The Added Uncertainty in Densitometry and CT Due to Fluctuating Material Distribution

X-ray based techniques, including densitometry and Computed Tomography (CT), are becoming more widely utilized for multiphase flows. These measurements are often implemented as time-averaged, or nominally time-resolved. In all but the fastest synchrotron or electron beam CT experiments, composition fluctuations at time scales beyond resolvable may be present. While it is commonly assumed that uncertainty arising from fluctuations in time can be mitigated by employing long averaging windows, analysis demonstrates that this assumption does not always hold. For examples considered, we show that the bias error in volume fraction of gas (i.e., void fraction) caused by rapidly fluctuating domain composition in time-averaged 2D densitometry or 3D CT can be 10%. Fortunately, through understanding the nature of this error, one can bound the uncertainty in the measurement attributable to time-varying composition.
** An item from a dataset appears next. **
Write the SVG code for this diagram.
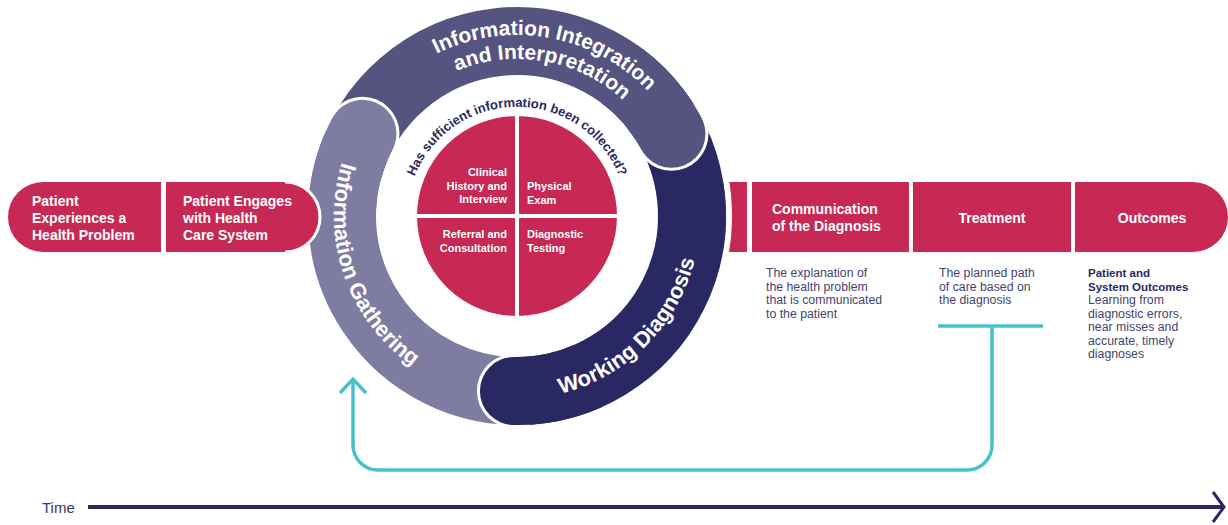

With synthetic (simulated) data we illustrate the behavior of this uncertainty for both monochromatic and polychromatic X-ray sources, and subsequently show how it indeed manifests in experimental data in both 2D and 3D densitometry. Other scenarios of motion artifact and noise, which are sometimes perceived as analogous, are also considered. Unlike for the time-varying gas volume fraction case, we see that simple post-processing can alleviate much of the error in these cases.